DEAR Senator Mwonzora,

You have obviously been in the news following the Supreme Court judgment. You have mostly been very factual, and I applaud you for that. Facts speak louder than words, and let’s keep it that way.

By Kennedy Kaitano, Our Reader

However, there are a few times where I felt you have been a bit economical with the truth as you defend your chosen stance. One such instance is when you talk about the MDC Alliance agreement. It is a fact that at its initiation stages, the MDC Alliance agreement was written, and as you rightly pointed out in one of your interviews, at that time it required that each of the parties would elect its own chief whip when the parties got into Parliament. Three of the parties got elected parliamentarians after the elections, and did they each choose their own chief whip?

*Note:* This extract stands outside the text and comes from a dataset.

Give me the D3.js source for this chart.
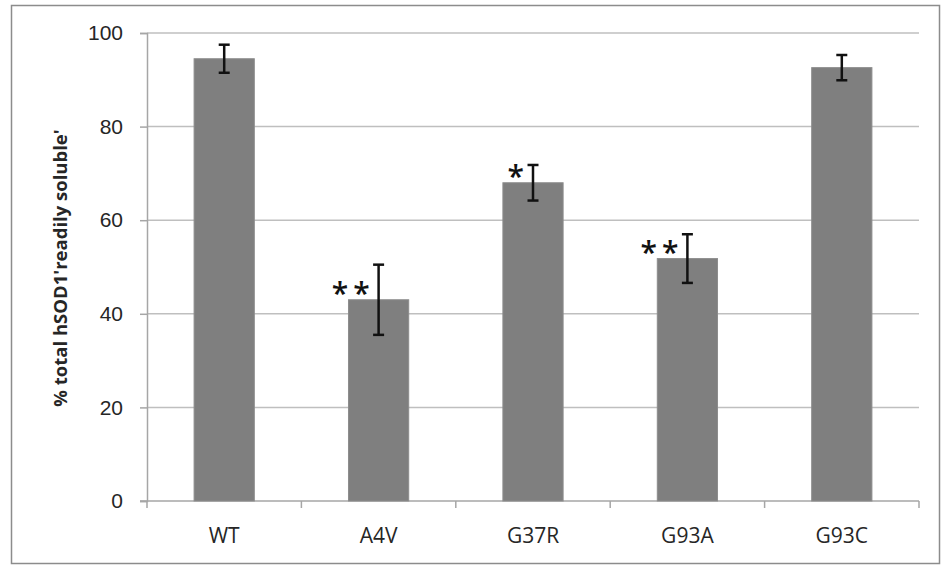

It would appear the MDC Alliance agreement which you refer to had expired, because as to my recollection, the MDC Alliance only elected one chief whip in Parliament, presumably because the process to merge the parties had started, and the new agreement in place then did not require each party to elect its own chief whip. I would like to believe then that after the elections, the MDC Alliance registered again with Parliament as is required by law, so that it will receive its share of money allocated to parties through the Political Parties Finance Act. The MDC Alliance did not register as individual parties with Parliament.

One may want to argue where the revised agreement is, and the answer to that is that not all agreements need to be in writing, and I would like to assume that as trust had already been built among the parties, there was no need for a new written agreement, but the agreement is reflected in the actions taken by not registering the parties separately.

I have confessed before that I am not a lawyer, but at some point in my early life I decided to broaden my professional horizon and enrolled for a certificate in a business management course at Speciss College, and I took a course in business law, where I learnt that at law, contracts do not always have to be in writing, and the latest version of the MDC Alliance agreement which did away with the requirement for parties which got to Parliament to each elect their own chief whips.

Being a lawyer, Mwonzora, I am sure you know this requirement of contracts not having to always be in writing very well.

Mwonzora, you have referred to the MDC Alliance agreement when the subject of recall of MPs was brought up in one of your interviews, and you also said in one of the interviews that Members of Parliament are elected by the people, and it is undemocratic to remove them from Parliament because it was the people’s democratic right to elect them in the first place. Now, illegitimate MDC-T chairman Morgen Komichi contradicted you in an interview with an online publication recently when he hinted that MPs who do not subject themselves to the Supreme Court judgment are going to be recalled from Parliament.

I am reliably told this is the bait that is being used to get some of the MPs to go along with the Supreme Court judgment, but I think that will not be possible given that the MDC Alliance legally registered as a party after the elections and did not elect three different chief whips, confirming that the old MDC Alliance you base your argument on had expired, and all arrangements were now being made under a new agreement which may not have been reduced to black and white.